What a waste of time, this book.
Every now and then some celebrity tells some paper (s)he is reading this bland concoction, and I can't help feeling sorry. Please give it up, I feel like shouting. Read Steven Pressfield's Gates of Fire instead, or John McEnroe's Serious!
But of course, I don't shout. Nobody to listen, being the first reason.
Yet this is the work some Christians are greatly upset about, or let me give the emotion its trendy moniker -- their religious sentiments are hurt. (Well, by the film based on the book, though I wonder why it took the film, not the 60-million seller book). This is what has prompted one Nicholas Almeida to offer a Rs 1.1 million bounty on Dan Brown.
As earlier with the film of Kazantzakis's Last Temptation of Christ, as with the film of that superb musical, Jesus Christ Superstar, it is easy to claim offence and decide that everyone else must, perforce, feel it too. Easy to offer bounties. Of course, mediocrity or not, there's such a thing as freedom of expression. Though that clearly means little to Almeida. Because while all that is easy, it's actually harder to understand what freedom of expression truly means.
I know little about Christianity. But when I see behaviour like this, I know these guys, Christians though they claim to be, know even less about it. So for people who think they've got the hotline to JC, here's just one line from the Bible (Matthew 5, 11):
- Blessed are ye, when men shall revile you, and persecute you, and shall say all manner of evil against you falsely, for my sake.

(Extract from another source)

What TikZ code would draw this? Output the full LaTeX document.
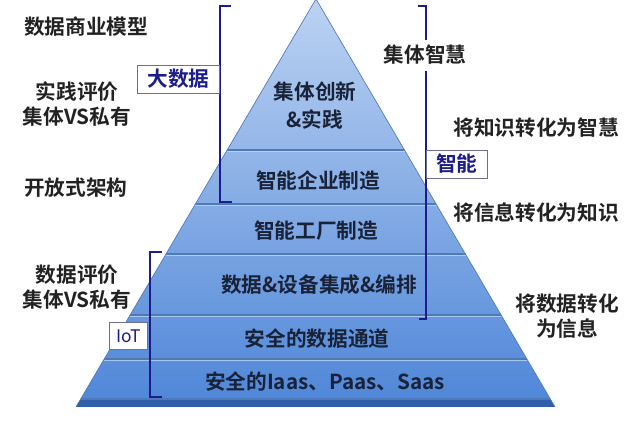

Never fear: this bout of injured religious sentiments gets added to the informal list I began compiling at Four times injured.
6 comments:
Yes, isn't it absolutely silly? I am officially offering a bounty for Mr. Almeida - I can't allow such foolishness to survive in decent society.
But I must add that I thoroughly enjoyed the book for the few hours it took me to read it (and I read it all in one sitting - a sure sign of an entertaining novel). Come now, Dilip, you who are usually so sensible and without pretensions and who enjoys Hindi film music, YOU didn't like the book? I mean its like imposing a standard of art on Bunty aur Babli or a Mithun movie. The book was complete pulp but were there pretensions to anything else? At least boredom is not a word I would associate with the Davinci code. Then again, I devoured Harold Robbins and Robert Ludlum in my youth, so what to say, we are like this only.
And of course, I admire the nerve of someone like Dan Brown. Stringing together all sorts of improbable but true stuff and weaving this sort of "you almost can believe its real" bestseller while making people feel intelligent on reading it and yet making it a fast airplane ride read - that takes some skill don't you think?
n!
Neela
Agree with you. For all of us who have seen and enjoyed DDLJ and KKHH, Dan Browns novel is entertaining. Yes - even I read Ludlum. Strange how Nicholas woke up after 2 years to hear about this novel and he passes a fatwa not on Ron Howard who has made this movie but on Dan Brown who wrote this 2 years back. I am alarmed at literacy in the country. People are really reading less and watching more of TV and movies.
If anything needs to be banned, I think it is Ekta Kapoor's serials.
I am really concerned about the dumbing down going on
This episode demonstrates that wrong headed people are there in all religions, not just in Islam or Hindu.
But it is not only for less literate people who are concerned about this movie - the top notch Wall Street Journalist Peggy Noonan (the Diva of Conservative Thinking...) also finds the movie in bad taste. She chastises Tom Hanks and Ron Howard (http://www.opinionjournal.com/columnists/pnoonan/?id=110008389) for this movie.
But Hollywood must be having the last laugh – more the controversy about the movie, more will they make money. And Hollywood needs some block busters since lately their business has been down…..
>>top notch Wall Street Journalist Peggy Noonan ..
Hope she wasn't plagiarising anyone this time while commenting.
Dilip, Bestseller Da Vinci code was mediocore because story starts and ends in a day!!! Compare it to your Narmada book where the real issues dragged for over a decade and there still no buyers of the book! Other than some illiterate villagers who were given some copies by your NGO and now those villagers I believe were using it to compensate for the water shortage ( a la Dances with Wolves)
Rejoice, your book beats Browns hands down (on mediocrity)
Well, I did not intend to write as a proof of wisdom of WSJ or Conservatives. Rather wanted to say how even so called intelligent people are falling to the trap of 'hurting religious sentiment'.
Dilip, this Anonymous dude is out to get you!